The Government of Bangladesh discontinued publication of Kishore Bangla in 1983. Since 2018, it is issued under a new ownership.

==Team==
The work team of Kishore Bangla comprised, in addition to Rafiqul Haque, the eminent journalist Shah Alamgir, writer Abdur Rahman, actor and graphic artist Afzal Hossain, journalist Saiful Alam Lytton and author Mustafa Majid, among others. Najimuddin Manik, Faizul Latif Chowdhury, and Syed Borhan Kabir also there worked for some time.

==Contributors==
Regular contributors to the Kishore Bangla included children's author Fayez Ahmed, Ali Imam, Mobarak Hossain Khan, Tofazzal Hossain, Shahriar Kabir, Muhammed Zafar Iqbal, Faridur Reza Sagar, Rokeya Sultana, Rhymer Rabbani Choudhury, poet Abu Hassan Shahriar, writer Faizul Latif Chowdhury, Ahmed Mazhar, novelist Nasreen Jahan, Imdadul Hoque Milon rhyme-composer Faruque Hossain, Amirul Islam and Lutfar Rahman Riton.

==Novels==
Some of the novels published in the Kishore Bangla were "Nulia chorir shonar pahar", "Dipu Number Two" and "Operation Kakonpur".

==Circulation==
Kishore Bangla was published every Friday. It was a multi-coloured newspaper that was meant only for children. It was unique in its kind because it was a newspaper, rather than a literary magazine that was published on a weekly basis for a long period of time. Starting from mid-1970s, it made significant contribution in moulding and grooming the mindset of boys and girls of middle-class Bangladesh in a positive way.

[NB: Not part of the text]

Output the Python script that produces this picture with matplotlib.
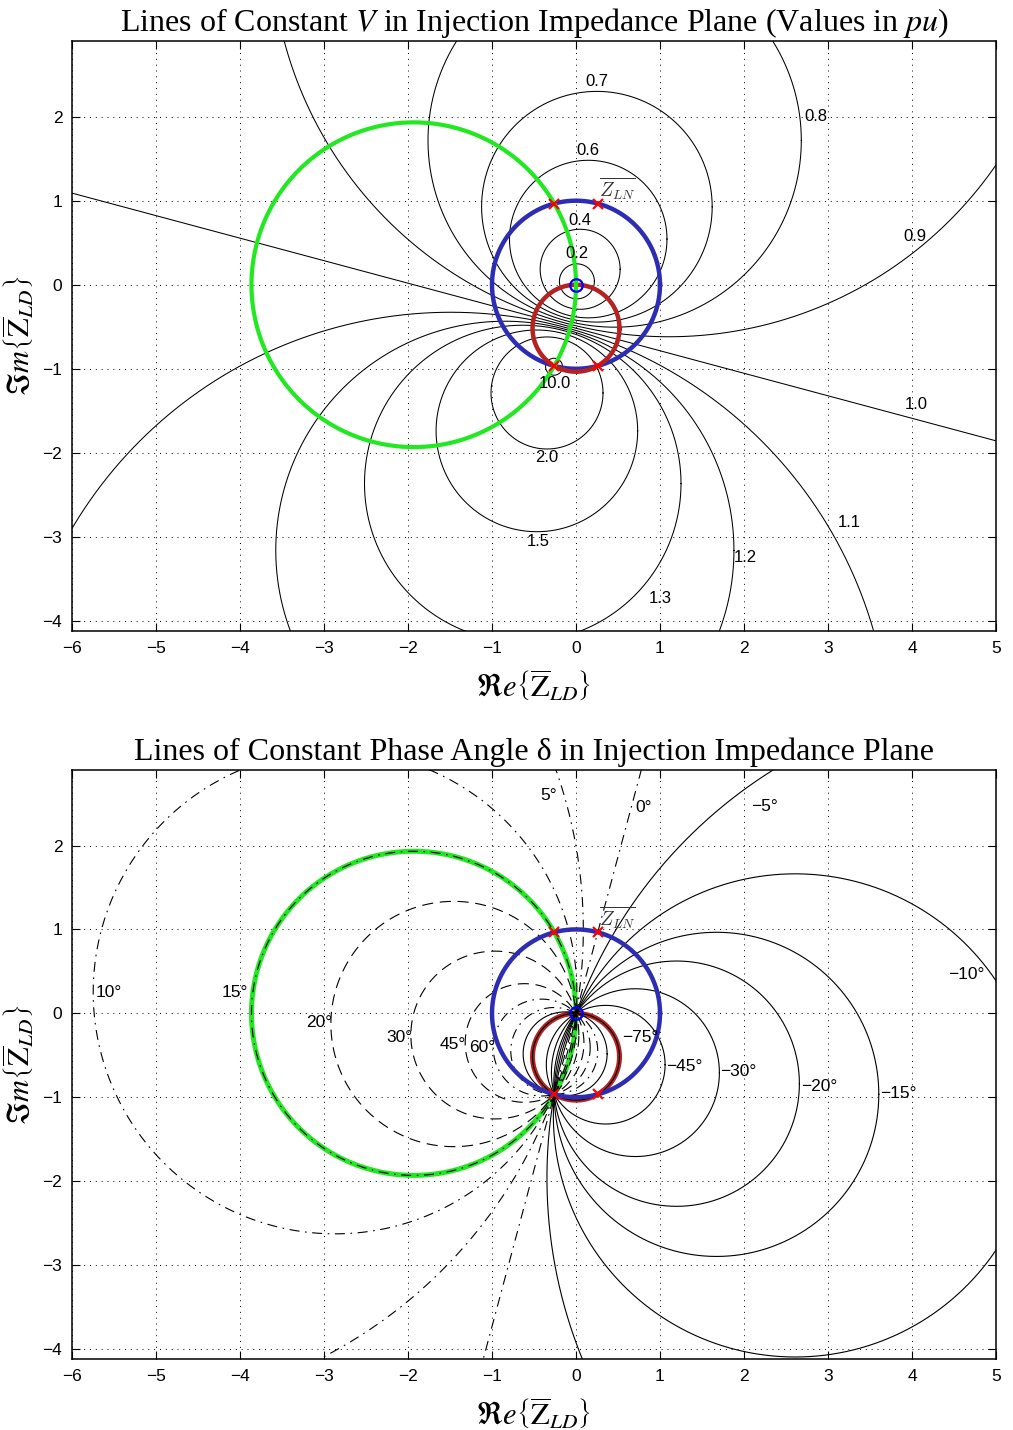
import numpy as np
import matplotlib.pyplot as plt

plt.rcParams['mathtext.fontset'] = 'stix'
plt.rcParams['font.family'] = ['Liberation Sans', 'DejaVu Sans']

# line impedance in pu (|Z_LN| = 1, angle 75 deg), source voltage = 1 pu
z_ln = 0.2588 + 0.9659j

# constant voltage levels (pu) and their labels
v_levels = [0.2, 0.4, 0.6, 0.7, 0.8, 0.9, 1.0, 1.1, 1.2, 1.3, 1.5, 2.0, 10.0]
v_texts = ['0.2', '0.4', '0.6', '0.7', '0.8', '0.9', '1.0', '1.1', '1.2', '1.3', '1.5', '2.0', '10.0']

# constant phase angle levels (deg)
d_levels = [-90, -75, -45, -30, -20, -15, -10, -5, 0, 5, 10, 15, 20, 30, 45, 60, 75]
d_labelled = [10, 15, 20, 30, 45, 60, 5, 0, -5, -10, -15, -20, -30, -45, -75]

# highlighted circles
green_delta = 15
red_delta = -75

# label placement (data coords, text centre)
v_label_pos = [(0.01, 0.37), (0.05, 0.77), (0.14, 1.60), (0.25, 2.42), (2.85, 2.00),
               (4.04, 0.57), (4.05, -1.43), (3.25, -2.83), (2.02, -3.24), (1.0, -3.73),
               (-0.45, -3.05), (-0.35, -2.06), (-0.25, -1.18)]
d_label_pos = [(-5.56, 0.25), (-4.06, 0.25), (-3.06, -0.11), (-2.10, -0.29), (-1.47, -0.37),
               (-1.12, -0.41), (-0.33, 2.60), (0.80, 2.45), (2.25, 2.46), (4.65, 0.46),
               (3.84, -0.96), (2.89, -0.87), (1.93, -0.69), (1.29, -0.63), (0.76, -0.29)]

P = -z_ln
th = np.linspace(0, 2 * np.pi, 1441)
XL, YL = (-6, 5), (-4.12, 2.9)

GREEN = '#22e822'
BLUE = '#2d2db4'
RED = '#b42222'


def v_curve(v):
    if abs(v - 1) < 1e-9:
        t = np.linspace(-20, 20, 3)
        z = P / 2 + t * 1j * P / abs(P)
    else:
        c = -v ** 2 * P / (1 - v ** 2)
        r = v * abs(P) / abs(1 - v ** 2)
        z = c + r * np.exp(1j * th)
    return z.real, z.imag


def d_curve(d):
    if d == 0:
        t = np.linspace(-20, 20, 3)
        z = t * P
    else:
        dr = np.radians(d)
        c = P / 2 - 0.5 / np.tan(dr) * 1j * P
        r = abs(P) / (2 * abs(np.sin(dr)))
        z = c + r * np.exp(1j * th)
    return z.real, z.imag


def d_style(d):
    if d < 0 or d == 90 or d == -90:
        return '-'
    if d in (20, 30, 45):
        return (0, (10, 6))
    return (0, (9, 5, 1.5, 5))


def decorate(ax, title):
    ax.set_xlim(*XL)
    ax.set_ylim(*YL)
    ax.set_xticks(range(-6, 6))
    ax.set_yticks(range(-4, 3))
    ax.grid(True, color='k', linestyle=(0, (1, 5)), linewidth=0.7)
    ax.tick_params(direction='in', top=True, right=True, length=6, width=0.8,
                   labelsize=12.5, pad=7)
    for s in ax.spines.values():
        s.set_linewidth(1.1)
    ax.set_title(title, fontsize=23, family='Liberation Serif', pad=7)
    ax.set_xlabel(r'$\Re e\left\{\overline{\mathrm{Z}}_{LD}\right\}$', fontsize=22, labelpad=9)
    ax.set_ylabel(r'$\Im m\left\{\overline{\mathrm{Z}}_{LD}\right\}$', fontsize=22, labelpad=4)


def markers(ax):
    pts = [P.real, -P.real, P.real, -P.real], [-P.imag, -P.imag, P.imag, P.imag]
    ax.plot(pts[0], pts[1], 'x', color='red', ms=7, mew=1.6, zorder=6)
    ax.plot([0], [0], 'o', mfc='none', mec='#0000ff', ms=9, mew=1.6, zorder=7)
    ax.text(-P.real + 0.02, -P.imag + 0.02, r'$\overline{Z_{LN}}$', math_fontfamily='cm',
            fontsize=14, color='#333333', ha='left', va='bottom', zorder=7)


fig = plt.figure(figsize=(10.13, 14.30), dpi=100)
ax1 = fig.add_axes([72 / 1013, 1 - 631 / 1430, 924 / 1013, 590 / 1430])
ax2 = fig.add_axes([72 / 1013, 1 - 1359 / 1430, 924 / 1013, 589 / 1430])

# ---- top: constant V
for v in v_levels:
    x, y = v_curve(v)
    ax1.plot(x, y, color='k', lw=0.75, zorder=2)
for txt, (lx, ly) in zip(v_texts, v_label_pos):
    ax1.text(lx, ly, txt, fontsize=12, ha='center', va='center', zorder=8)

ax1.plot(np.cos(th) * abs(z_ln), np.sin(th) * abs(z_ln), color=BLUE, lw=3.2, zorder=3)
x, y = d_curve(red_delta)
ax1.plot(x, y, color=RED, lw=3.2, zorder=4)
x, y = d_curve(green_delta)
ax1.plot(x, y, color=GREEN, lw=3.0, zorder=5)
markers(ax1)
decorate(ax1, r'Lines of Constant $V$ in Injection Impedance Plane (Values in $pu$)')

# ---- bottom: constant phase angle
x, y = d_curve(green_delta)
ax2.plot(x, y, color=GREEN, lw=3.6, zorder=2)
x, y = d_curve(red_delta)
ax2.plot(x, y, color=RED, lw=3.6, zorder=2)
for d in d_levels:
    x, y = d_curve(d)
    ax2.plot(x, y, color='k', lw=0.8, linestyle=d_style(d), zorder=3)
ax2.plot(np.cos(th) * abs(z_ln), np.sin(th) * abs(z_ln), color=BLUE, lw=3.2, zorder=4)
for d, (lx, ly) in zip(d_labelled, d_label_pos):
    txt = ('\u2212%d\u00b0' % -d) if d < 0 else '%d\u00b0' % d
    ax2.text(lx, ly, txt, fontsize=12.5, ha='center', va='center', zorder=8)
markers(ax2)
decorate(ax2, 'Lines of Constant Phase Angle \u03b4 in Injection Impedance Plane')

fig.savefig('out.png', dpi=100)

Kishore Bangla was re-introduced for its readers with new look and feel later. Now it is a publication of Mohammadi Group of Companies Ltd.

==Current publication==
Iqbal Sobhan Chowdhury, a prominent journalist of Bangladesh, former editor of Bangladesh Observer, editor of The Daily Observer and chairman of Dhaka Bangla Channel (DBC) is the chairman of the board of editors of Kishore Bangla.

Mir Mosharref Hossain, another eminent journalist, chairman of Mohammadi Group of Companies Ltd., a director of The Daily Observer, chief editor of Mohammadi News Agency (MNA) and chief patron of children's organization Bangabandhu Shishu Kishore Mela is the editor of the magazine.

Readers can read the magazine online. The office of Kishore Bangla is located at Aziz Bhaban (9th floor), 93, Motijheel C/A, Dhaka-1000, Bangladesh.